Olmert ribatte sostenendo che Israele è costretta ad agire unilateralmente perché di fronte a sé a un governo palestinese guidato da Hamas.
«Israele ha sempre trovato una scusa per non negoziare un accordo di pace globale: prima il "terrorista Arafat", ora Hamas. Ma sono stati proprio questi dieci anni di non trattativa ad aver alimentato il disincanto di molti palestinesi nei confronti della pace.
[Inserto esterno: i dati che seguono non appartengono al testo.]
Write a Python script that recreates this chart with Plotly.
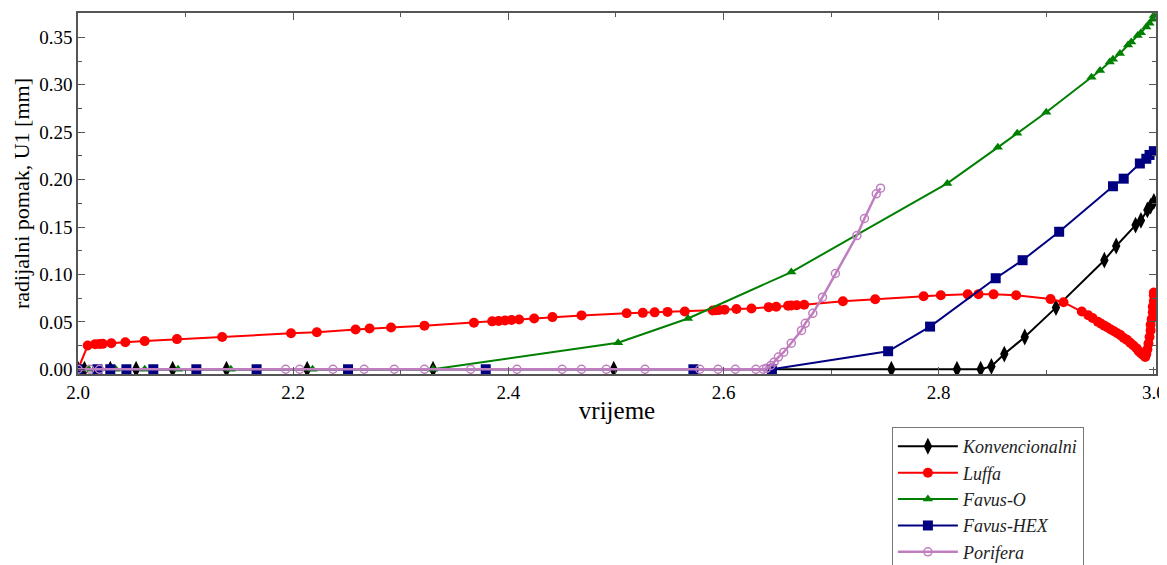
import plotly.graph_objects as go

# ---- data ----
konv_x = [2.0, 2.006, 2.030, 2.054, 2.088, 2.138, 2.213, 2.33, 2.498, 2.756, 2.817, 2.839,
          2.849, 2.861, 2.880, 2.909, 2.954, 2.965, 2.983, 2.988, 2.994, 2.997, 3.0]
konv_y = [0, 0, 0, 0, 0, 0, 0, 0, 0, 0, 0, 0,
          0.003, 0.016, 0.034, 0.065, 0.115, 0.130, 0.152, 0.157, 0.168, 0.172, 0.177]

luffa_x = [2.0, 2.009, 2.016, 2.020, 2.023, 2.031, 2.044, 2.062, 2.092, 2.134, 2.198, 2.222,
           2.258, 2.271, 2.291, 2.322, 2.368, 2.385, 2.391, 2.397, 2.403, 2.410, 2.424, 2.441,
           2.468, 2.510, 2.525, 2.536, 2.548, 2.564, 2.590, 2.593, 2.596, 2.601, 2.612, 2.626,
           2.642, 2.649, 2.660, 2.663, 2.668, 2.675, 2.711, 2.741, 2.786, 2.802, 2.827, 2.837,
           2.851, 2.872, 2.904, 2.916, 2.933, 2.939, 2.943, 2.948, 2.951, 2.954, 2.957, 2.960,
           2.963, 2.966, 2.969, 2.972, 2.975, 2.978, 2.981, 2.984, 2.986, 2.988, 2.990, 2.992,
           2.993, 2.994, 2.995, 2.996, 2.997, 2.997, 2.998, 2.999, 2.999, 3.0, 3.0, 3.0]
luffa_y = [0.0, 0.025, 0.0265, 0.0267, 0.0268, 0.0275, 0.0285, 0.0297, 0.0318, 0.034, 0.038, 0.039,
           0.042, 0.043, 0.044, 0.046, 0.049, 0.0505, 0.051, 0.0515, 0.052, 0.0525, 0.0535, 0.055,
           0.0568, 0.059, 0.0595, 0.060, 0.0605, 0.061, 0.062, 0.0623, 0.0625, 0.0627, 0.0635, 0.064,
           0.0655, 0.066, 0.067, 0.0672, 0.0675, 0.068, 0.0717, 0.0738, 0.077, 0.078, 0.079, 0.0792,
           0.079, 0.078, 0.074, 0.0707, 0.061, 0.057, 0.054, 0.050, 0.048, 0.046, 0.044, 0.042,
           0.040, 0.038, 0.036, 0.033, 0.031, 0.028, 0.025, 0.022, 0.019, 0.017, 0.015, 0.013,
           0.016, 0.021, 0.027, 0.034, 0.041, 0.047, 0.053, 0.060, 0.066, 0.072, 0.078, 0.081]

favo_x = [2.0, 2.010, 2.035, 2.062, 2.093, 2.142, 2.218, 2.330, 2.502, 2.567, 2.663, 2.808,
          2.855, 2.873, 2.900, 2.942, 2.950, 2.959, 2.962, 2.9685, 2.976, 2.979, 2.985, 2.988,
          2.993, 2.996, 2.999, 3.0]
favo_y = [0, 0, 0, 0, 0, 0, 0, 0, 0.028, 0.0535, 0.1025, 0.196,
          0.234, 0.249, 0.271, 0.308, 0.315, 0.324, 0.327, 0.333, 0.342, 0.345, 0.352, 0.355,
          0.361, 0.365, 0.369, 0.373]

hex_x = [2.0, 2.018, 2.030, 2.045, 2.070, 2.110, 2.166, 2.251, 2.379, 2.572, 2.645,
         2.753, 2.792, 2.853, 2.878, 2.912, 2.962, 2.972, 2.987, 2.993, 2.996, 3.0]
hex_y = [0, 0, 0, 0, 0, 0, 0, 0, 0, 0, 0,
         0.019, 0.045, 0.096, 0.115, 0.145, 0.193, 0.201, 0.217, 0.222, 0.226, 0.230]

por_x = [2.0, 2.011, 2.020, 2.193, 2.206, 2.237, 2.266, 2.294, 2.322, 2.365, 2.408, 2.450,
         2.468, 2.491, 2.527, 2.578, 2.595, 2.611, 2.630, 2.637,
         2.640, 2.644, 2.647, 2.651, 2.656, 2.663, 2.6725, 2.676, 2.683, 2.692, 2.704, 2.724,
         2.731, 2.742, 2.746]
por_y = [0, 0, 0, 0, 0, 0, 0, 0, 0, 0, 0, 0,
         0, 0, 0, 0, 0, 0, 0, 0,
         0.001, 0.004, 0.0075, 0.0128, 0.018, 0.0275, 0.041, 0.0485, 0.059, 0.076, 0.101, 0.141,
         0.159, 0.185, 0.191]

names = ["Konvencionalni", "Luffa", "Favus-O", "Favus-HEX", "Porifera"]
x_ticks = [2.0, 2.2, 2.4, 2.6, 2.8, 3.0]
y_ticks = [0.0, 0.05, 0.10, 0.15, 0.20, 0.25, 0.30, 0.35]

FONT = "Liberation Serif"

fig = go.Figure()
fig.add_trace(go.Scatter(x=konv_x, y=konv_y, name=names[0], mode="lines+markers",
                         line=dict(color="black", width=2),
                         marker=dict(symbol="diamond-tall", size=12, color="black")))
fig.add_trace(go.Scatter(x=luffa_x, y=luffa_y, name=names[1], mode="lines+markers",
                         line=dict(color="#ff0000", width=2),
                         marker=dict(symbol="circle", size=10, color="#ff0000")))
fig.add_trace(go.Scatter(x=favo_x, y=favo_y, name=names[2], mode="lines+markers",
                         line=dict(color="#008000", width=2),
                         marker=dict(symbol="triangle-up", size=9, color="#008000")))
fig.add_trace(go.Scatter(x=hex_x, y=hex_y, name=names[3], mode="lines+markers",
                         line=dict(color="#000080", width=2),
                         marker=dict(symbol="square", size=10, color="#000080")))
fig.add_trace(go.Scatter(x=por_x, y=por_y, name=names[4], mode="lines+markers",
                         line=dict(color="#bf7fbf", width=2.5),
                         marker=dict(symbol="circle-open", size=8, color="#bf7fbf",
                                     line=dict(width=1.5))))

axis_common = dict(showgrid=False, zeroline=False, showline=True, linecolor="#555555",
                   linewidth=1.5, mirror="allticks", ticks="inside", ticklen=7,
                   tickcolor="#555555", tickwidth=1,
                   tickfont=dict(family=FONT, size=19, color="black"))

fig.update_xaxes(range=[2.0, 3.002], tickvals=x_ticks, ticktext=[f"{v:.1f}" for v in x_ticks],
                 minor=dict(dtick=0.1, ticks="inside", ticklen=4, tickcolor="#555555"),
                 title=dict(text="vrijeme", font=dict(family=FONT, size=25, color="black"),
                            standoff=0),
                 **axis_common)
fig.update_yaxes(range=[-0.005, 0.3757], tickvals=y_ticks, ticktext=[f"{v:.2f}" for v in y_ticks],
                 minor=dict(dtick=0.025, tick0=0, ticks="inside", ticklen=4, tickcolor="#555555"),
                 title=dict(text="radijalni pomak, U1 [mm]",
                            font=dict(family=FONT, size=22, color="black"), standoff=4),
                 **axis_common)

fig.update_layout(
    width=1159, height=557,
    margin=dict(l=70, r=11, t=5, b=191, autoexpand=False),
    plot_bgcolor="white", paper_bgcolor="white",
    font=dict(family=FONT, color="black"),
    legend=dict(x=0.755, y=-0.147, xanchor="left", yanchor="top", itemwidth=60,
                bordercolor="#777777", borderwidth=1, bgcolor="white",
                font=dict(family=FONT, size=18, style="italic", color="#222222")),
)

fig.write_html("out.html")
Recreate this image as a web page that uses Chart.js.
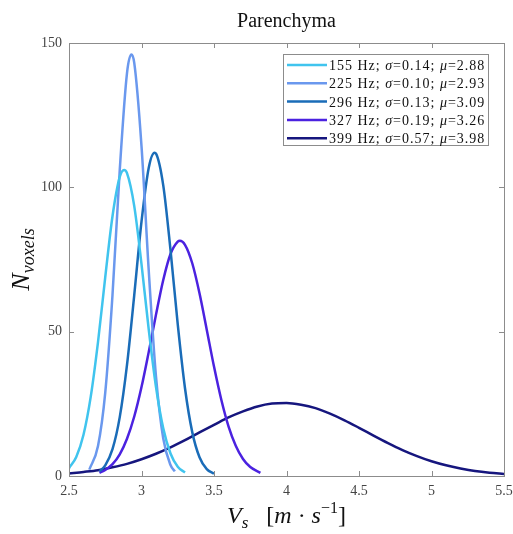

Un disincanto che è una delle componenti decisive del successo elettorale di Hamas».
Ehud Olmert si candida a guidare Israele dopo le elezioni del 28 marzo sulla base dell'eredità politica di Ariel Sharon.
«E invece ci sarebbe bisogno del coraggio della discontinuità rispetto alla strategia unilateralista di cui Sharon è stato artefice. Una strategia che ha puntato alla delegittimazione della controparte e che ha indebolito fortemente quanti in campo palestinese avevano scelto la linea del dialogo».
Una linea che il presidente Abu Mazen non intende abbandonare. E Al Fatah, di cui lei è uno dei leader? C'è chi dice che sareste pronti a un accordo di governo con Hamas.
«L'ho detto subito dopo il risultato elettorale e lo ribadisco oggi: Hamas ha tutto il diritto di governare ma Al-Fatah ha il dovere di esercitare il ruolo di una opposizione rigorosa e costruttiva, gettando così le basi per una rivincita elettorale. Ciò che Hamas non può fare è cancellare la storia di questi anni, giudicando carta straccia gli accordi sottoscritti dall'Anp e condannando il popolo palestinese all'isolamento internazionale e offrendo a Israele la giustificazione per portare a termine la sua strategia unilateralista. Per noi la scelta del negoziato è irreversibile, per Hamas no: la distanza è difficilmente colmabile».
Cosa si sente di chiedere oggi all'Europa?
«Di mantenere in vita una prospettiva negoziale, di non essere succube dell'unilateralismo di Israele e di non considerare la vittoria di Hamas come l'affermazione tra i palestinesi di una logica di guerra».